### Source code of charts
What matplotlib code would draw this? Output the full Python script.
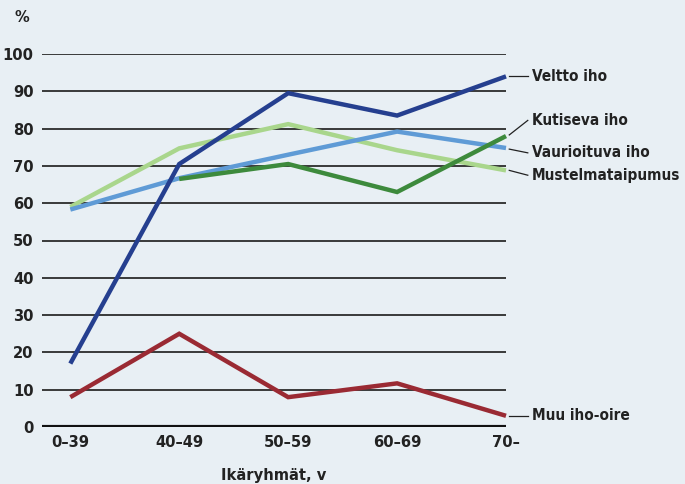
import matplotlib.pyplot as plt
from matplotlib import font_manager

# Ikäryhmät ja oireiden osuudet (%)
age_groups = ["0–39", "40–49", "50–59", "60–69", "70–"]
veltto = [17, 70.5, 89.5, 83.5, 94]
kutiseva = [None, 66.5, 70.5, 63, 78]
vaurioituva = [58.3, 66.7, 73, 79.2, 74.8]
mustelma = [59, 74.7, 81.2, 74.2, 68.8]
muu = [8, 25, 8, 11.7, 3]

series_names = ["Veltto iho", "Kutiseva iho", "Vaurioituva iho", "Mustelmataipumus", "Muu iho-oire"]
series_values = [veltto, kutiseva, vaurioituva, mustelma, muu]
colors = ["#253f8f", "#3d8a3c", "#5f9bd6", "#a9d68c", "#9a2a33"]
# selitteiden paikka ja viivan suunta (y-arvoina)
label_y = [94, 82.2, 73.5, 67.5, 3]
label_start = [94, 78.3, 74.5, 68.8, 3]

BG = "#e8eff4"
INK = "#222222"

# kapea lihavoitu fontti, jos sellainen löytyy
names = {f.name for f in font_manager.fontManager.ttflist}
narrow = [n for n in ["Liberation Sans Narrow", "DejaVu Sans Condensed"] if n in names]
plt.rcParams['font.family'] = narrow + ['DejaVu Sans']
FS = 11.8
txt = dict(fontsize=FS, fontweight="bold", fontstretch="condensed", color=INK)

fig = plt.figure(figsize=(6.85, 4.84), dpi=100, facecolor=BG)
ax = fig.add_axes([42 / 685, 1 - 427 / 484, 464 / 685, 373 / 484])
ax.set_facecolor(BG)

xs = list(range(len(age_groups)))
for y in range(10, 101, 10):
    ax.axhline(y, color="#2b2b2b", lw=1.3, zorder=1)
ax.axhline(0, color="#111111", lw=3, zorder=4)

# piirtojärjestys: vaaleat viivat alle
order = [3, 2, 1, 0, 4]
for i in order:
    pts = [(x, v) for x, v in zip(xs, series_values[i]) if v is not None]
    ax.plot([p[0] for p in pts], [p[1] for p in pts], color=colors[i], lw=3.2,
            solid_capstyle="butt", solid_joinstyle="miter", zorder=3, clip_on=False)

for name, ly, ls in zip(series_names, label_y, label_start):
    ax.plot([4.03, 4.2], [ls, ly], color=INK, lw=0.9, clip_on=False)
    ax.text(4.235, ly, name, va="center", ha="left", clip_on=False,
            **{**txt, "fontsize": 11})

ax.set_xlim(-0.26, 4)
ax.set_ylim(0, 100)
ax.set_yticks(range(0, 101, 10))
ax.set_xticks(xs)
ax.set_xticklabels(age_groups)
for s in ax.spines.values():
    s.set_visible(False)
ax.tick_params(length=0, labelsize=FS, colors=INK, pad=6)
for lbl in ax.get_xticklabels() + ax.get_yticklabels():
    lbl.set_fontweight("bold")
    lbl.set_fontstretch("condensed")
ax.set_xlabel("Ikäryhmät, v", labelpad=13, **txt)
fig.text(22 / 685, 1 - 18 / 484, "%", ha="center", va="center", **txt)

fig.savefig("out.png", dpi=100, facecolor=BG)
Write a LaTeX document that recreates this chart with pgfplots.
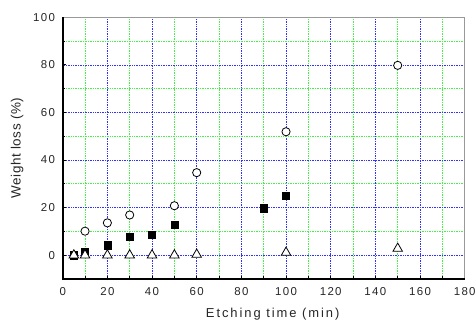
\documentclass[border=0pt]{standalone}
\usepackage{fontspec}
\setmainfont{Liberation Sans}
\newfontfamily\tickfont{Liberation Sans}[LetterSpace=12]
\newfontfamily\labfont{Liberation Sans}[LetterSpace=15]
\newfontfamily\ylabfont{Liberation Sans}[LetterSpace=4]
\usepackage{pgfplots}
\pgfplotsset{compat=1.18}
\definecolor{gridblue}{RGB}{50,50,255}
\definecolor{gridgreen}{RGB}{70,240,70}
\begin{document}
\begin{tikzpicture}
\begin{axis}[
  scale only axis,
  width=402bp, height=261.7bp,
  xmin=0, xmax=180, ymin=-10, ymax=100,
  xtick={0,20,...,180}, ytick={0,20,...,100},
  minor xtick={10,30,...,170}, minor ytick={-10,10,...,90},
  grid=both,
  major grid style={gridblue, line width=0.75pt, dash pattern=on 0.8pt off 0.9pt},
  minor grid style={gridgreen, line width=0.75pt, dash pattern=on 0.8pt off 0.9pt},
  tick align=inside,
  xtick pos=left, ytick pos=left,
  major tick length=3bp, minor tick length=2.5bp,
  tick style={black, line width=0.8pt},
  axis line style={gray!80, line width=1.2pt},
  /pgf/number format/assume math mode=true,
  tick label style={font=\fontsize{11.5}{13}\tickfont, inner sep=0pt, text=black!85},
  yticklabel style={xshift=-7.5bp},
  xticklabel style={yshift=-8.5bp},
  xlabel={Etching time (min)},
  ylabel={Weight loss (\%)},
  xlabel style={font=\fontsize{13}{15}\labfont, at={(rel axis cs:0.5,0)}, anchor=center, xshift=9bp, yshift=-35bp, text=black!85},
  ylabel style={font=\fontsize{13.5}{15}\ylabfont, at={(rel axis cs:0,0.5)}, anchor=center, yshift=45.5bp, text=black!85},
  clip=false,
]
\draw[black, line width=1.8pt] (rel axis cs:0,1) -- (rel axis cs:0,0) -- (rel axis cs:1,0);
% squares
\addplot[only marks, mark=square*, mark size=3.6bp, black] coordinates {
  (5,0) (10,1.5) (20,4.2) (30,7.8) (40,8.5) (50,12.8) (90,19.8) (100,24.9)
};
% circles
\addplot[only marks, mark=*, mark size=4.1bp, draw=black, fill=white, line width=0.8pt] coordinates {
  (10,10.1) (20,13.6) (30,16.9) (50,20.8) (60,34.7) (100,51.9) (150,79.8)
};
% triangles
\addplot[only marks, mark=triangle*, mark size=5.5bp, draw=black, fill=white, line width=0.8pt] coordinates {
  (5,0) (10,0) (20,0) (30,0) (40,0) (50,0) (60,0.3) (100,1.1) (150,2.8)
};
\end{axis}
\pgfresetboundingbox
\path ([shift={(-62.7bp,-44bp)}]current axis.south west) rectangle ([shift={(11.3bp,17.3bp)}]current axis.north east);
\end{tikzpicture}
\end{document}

--

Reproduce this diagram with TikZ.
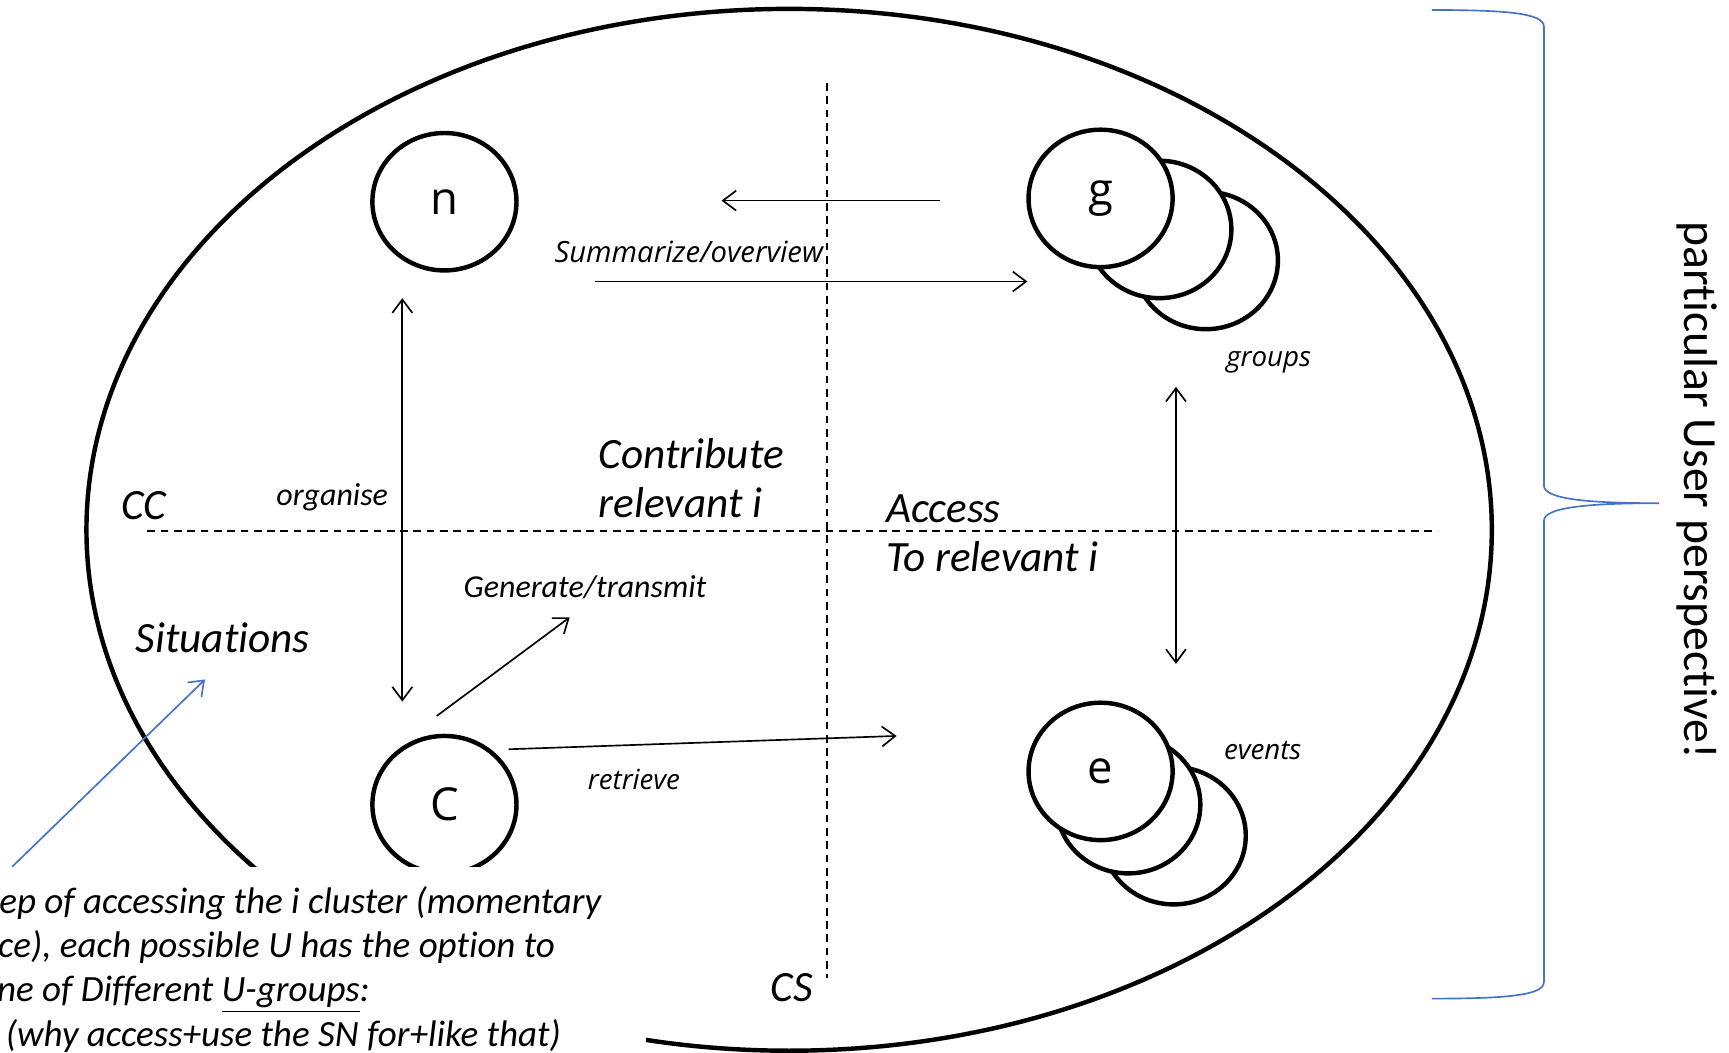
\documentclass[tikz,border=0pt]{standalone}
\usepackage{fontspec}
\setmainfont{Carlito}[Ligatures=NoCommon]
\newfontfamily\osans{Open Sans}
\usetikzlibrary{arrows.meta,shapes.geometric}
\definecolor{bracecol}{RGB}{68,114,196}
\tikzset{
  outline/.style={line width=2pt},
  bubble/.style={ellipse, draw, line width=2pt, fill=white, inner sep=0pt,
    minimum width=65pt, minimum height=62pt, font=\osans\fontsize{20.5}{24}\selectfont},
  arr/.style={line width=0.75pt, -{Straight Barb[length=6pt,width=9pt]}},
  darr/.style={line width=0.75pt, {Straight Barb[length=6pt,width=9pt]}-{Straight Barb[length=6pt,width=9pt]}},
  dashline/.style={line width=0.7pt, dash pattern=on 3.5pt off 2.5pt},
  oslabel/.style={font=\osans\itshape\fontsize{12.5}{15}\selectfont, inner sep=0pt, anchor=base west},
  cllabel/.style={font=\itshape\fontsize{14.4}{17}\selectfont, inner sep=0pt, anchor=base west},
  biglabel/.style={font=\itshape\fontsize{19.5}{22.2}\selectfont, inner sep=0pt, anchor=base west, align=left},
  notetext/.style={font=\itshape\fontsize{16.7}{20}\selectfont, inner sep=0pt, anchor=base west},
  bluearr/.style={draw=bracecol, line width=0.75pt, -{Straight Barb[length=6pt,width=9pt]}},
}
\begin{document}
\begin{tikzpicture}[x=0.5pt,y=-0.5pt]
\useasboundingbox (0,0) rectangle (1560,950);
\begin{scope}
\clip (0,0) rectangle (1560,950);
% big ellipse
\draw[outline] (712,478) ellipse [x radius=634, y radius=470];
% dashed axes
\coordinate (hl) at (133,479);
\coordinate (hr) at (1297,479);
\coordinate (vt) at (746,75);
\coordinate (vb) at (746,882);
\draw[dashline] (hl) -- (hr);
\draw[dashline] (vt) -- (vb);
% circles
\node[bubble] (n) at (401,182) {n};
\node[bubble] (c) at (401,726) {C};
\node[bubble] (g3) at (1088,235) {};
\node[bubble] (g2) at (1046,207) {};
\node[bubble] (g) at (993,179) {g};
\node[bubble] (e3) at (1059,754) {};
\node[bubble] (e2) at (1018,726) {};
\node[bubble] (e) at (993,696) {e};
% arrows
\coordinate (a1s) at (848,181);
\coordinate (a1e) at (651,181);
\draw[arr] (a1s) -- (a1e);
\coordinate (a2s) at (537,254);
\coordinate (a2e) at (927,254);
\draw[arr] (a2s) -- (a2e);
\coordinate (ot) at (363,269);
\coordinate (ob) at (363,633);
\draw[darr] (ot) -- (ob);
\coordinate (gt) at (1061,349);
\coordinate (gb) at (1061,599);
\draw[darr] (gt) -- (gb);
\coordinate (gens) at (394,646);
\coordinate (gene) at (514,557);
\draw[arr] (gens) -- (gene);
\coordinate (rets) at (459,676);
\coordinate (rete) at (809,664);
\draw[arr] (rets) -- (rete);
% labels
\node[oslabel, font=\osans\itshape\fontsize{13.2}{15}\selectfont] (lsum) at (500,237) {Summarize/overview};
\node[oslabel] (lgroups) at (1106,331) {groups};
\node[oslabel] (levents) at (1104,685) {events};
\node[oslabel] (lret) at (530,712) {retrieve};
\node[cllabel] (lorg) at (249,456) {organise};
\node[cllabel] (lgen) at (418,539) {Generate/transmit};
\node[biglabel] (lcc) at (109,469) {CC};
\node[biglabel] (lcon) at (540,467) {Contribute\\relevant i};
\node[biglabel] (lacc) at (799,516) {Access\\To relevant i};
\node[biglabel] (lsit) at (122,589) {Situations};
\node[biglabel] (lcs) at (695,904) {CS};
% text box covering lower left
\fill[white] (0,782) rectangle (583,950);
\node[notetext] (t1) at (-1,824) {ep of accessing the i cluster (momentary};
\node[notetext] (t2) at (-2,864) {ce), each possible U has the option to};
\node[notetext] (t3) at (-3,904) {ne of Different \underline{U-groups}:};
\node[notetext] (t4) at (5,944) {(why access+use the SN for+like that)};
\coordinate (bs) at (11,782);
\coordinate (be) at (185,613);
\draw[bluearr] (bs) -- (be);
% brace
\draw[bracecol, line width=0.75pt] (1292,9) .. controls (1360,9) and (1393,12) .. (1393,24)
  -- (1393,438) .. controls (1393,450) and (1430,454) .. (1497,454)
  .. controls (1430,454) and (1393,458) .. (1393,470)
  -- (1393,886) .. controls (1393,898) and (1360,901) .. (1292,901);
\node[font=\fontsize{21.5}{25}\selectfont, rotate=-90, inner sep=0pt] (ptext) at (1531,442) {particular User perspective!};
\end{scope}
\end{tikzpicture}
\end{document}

### EXERCISE INSTRUCTIONS
Start at the line that contains "What matplotlib code", stop at the line that contains "from matplotlib import font_manager", and reproduce each line in that stretch exactly. Pictures are excluded.

### ANSWER FOR THE TASK
What matplotlib code would draw this? Output the full Python script.
import matplotlib.pyplot as plt
from matplotlib import font_manager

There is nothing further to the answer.